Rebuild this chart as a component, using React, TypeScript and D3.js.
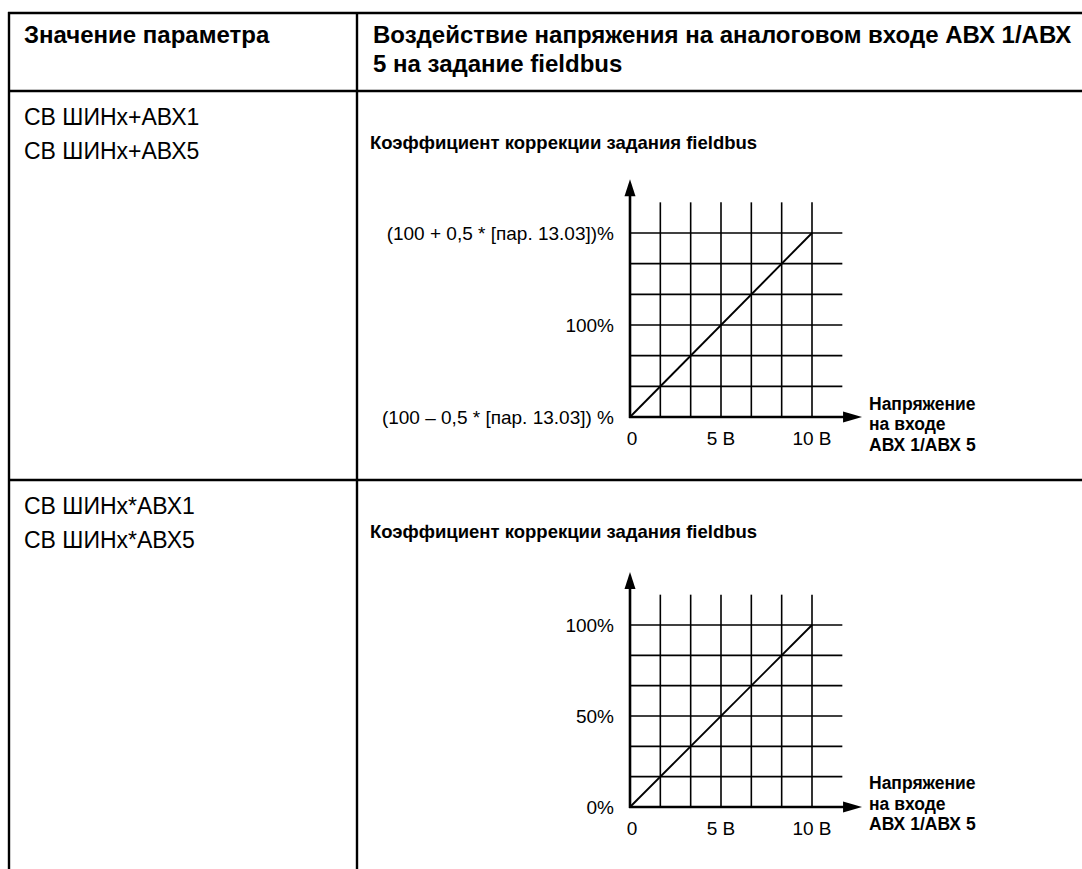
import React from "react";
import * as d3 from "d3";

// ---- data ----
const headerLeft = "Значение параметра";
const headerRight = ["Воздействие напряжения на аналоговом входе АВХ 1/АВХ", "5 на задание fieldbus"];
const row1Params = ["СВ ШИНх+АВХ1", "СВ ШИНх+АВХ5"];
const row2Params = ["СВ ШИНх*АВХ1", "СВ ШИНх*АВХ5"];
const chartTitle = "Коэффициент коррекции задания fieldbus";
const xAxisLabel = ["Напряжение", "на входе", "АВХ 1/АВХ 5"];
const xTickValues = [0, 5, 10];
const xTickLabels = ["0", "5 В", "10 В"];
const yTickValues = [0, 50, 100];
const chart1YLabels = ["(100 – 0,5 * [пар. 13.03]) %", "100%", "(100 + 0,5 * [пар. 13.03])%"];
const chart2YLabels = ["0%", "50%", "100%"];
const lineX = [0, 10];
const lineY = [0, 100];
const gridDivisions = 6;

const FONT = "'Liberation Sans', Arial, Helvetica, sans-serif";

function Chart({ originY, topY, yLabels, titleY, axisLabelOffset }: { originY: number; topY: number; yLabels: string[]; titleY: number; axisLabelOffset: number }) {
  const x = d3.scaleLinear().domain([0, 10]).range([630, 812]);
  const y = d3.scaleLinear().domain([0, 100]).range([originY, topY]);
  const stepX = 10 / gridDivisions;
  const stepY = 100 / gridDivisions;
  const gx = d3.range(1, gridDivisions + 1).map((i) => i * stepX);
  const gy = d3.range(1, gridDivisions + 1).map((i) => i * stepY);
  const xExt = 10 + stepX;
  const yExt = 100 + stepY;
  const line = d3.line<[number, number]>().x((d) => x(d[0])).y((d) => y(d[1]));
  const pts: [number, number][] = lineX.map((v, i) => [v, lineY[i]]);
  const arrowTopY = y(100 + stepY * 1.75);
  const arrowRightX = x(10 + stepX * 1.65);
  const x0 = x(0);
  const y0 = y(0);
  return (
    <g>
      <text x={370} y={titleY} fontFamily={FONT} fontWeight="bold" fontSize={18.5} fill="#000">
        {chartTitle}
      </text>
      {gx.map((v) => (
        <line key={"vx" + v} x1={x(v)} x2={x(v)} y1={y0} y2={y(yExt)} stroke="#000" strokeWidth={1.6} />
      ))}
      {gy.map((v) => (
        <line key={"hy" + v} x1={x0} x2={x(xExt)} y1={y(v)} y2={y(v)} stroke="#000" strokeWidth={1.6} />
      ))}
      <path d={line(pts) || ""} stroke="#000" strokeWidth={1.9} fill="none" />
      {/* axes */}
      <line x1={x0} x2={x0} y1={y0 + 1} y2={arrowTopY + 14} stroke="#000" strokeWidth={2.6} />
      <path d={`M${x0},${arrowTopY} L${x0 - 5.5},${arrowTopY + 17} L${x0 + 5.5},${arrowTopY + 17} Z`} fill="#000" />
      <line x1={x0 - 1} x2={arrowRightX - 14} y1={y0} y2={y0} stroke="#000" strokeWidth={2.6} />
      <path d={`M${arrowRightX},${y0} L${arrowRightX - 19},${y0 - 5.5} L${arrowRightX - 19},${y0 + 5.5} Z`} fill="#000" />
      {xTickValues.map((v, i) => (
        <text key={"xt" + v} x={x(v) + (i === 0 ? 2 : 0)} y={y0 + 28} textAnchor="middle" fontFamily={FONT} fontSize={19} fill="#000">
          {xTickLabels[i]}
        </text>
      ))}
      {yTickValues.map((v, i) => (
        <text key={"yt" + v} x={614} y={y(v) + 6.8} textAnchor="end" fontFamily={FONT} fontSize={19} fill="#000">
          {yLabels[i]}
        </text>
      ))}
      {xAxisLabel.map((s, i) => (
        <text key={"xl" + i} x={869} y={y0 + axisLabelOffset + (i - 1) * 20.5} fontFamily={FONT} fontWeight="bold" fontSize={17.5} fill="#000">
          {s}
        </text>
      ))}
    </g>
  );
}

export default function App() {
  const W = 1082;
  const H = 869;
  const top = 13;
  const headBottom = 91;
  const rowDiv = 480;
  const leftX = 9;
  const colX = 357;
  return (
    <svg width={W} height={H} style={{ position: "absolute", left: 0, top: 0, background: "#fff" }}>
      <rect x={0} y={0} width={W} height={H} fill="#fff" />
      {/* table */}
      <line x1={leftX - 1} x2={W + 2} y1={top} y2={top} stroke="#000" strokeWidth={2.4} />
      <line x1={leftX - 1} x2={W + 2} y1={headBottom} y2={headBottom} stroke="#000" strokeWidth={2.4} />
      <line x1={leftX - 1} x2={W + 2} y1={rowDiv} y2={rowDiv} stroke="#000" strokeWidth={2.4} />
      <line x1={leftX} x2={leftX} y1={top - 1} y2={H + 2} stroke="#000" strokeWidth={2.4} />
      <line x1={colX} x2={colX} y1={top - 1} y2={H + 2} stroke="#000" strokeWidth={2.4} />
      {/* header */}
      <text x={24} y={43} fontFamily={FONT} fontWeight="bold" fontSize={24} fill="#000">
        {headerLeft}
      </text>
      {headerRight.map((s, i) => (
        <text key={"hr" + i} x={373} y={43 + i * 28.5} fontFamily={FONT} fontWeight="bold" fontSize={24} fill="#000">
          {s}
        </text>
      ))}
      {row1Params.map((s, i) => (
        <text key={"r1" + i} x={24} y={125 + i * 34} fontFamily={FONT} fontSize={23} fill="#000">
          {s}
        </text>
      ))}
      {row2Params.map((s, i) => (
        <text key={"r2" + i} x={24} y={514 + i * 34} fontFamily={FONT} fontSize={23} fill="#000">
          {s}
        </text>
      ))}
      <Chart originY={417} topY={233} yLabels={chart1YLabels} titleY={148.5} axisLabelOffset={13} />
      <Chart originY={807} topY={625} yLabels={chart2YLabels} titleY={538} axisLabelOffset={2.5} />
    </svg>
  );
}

┄┄┄┄┄┄┄┄┄┄┄┄┄┄┄┄┄┄┄┄

■ Directions for this task:
Repeat the lines of the listing above verbatim, beginning at its first line and ending at the line containing "import * as", which is included. Omit pictures.

■ Finished exercise:
Rebuild this chart as a component, using React, TypeScript and D3.js.
import React from "react";
import * as d3 from "d3";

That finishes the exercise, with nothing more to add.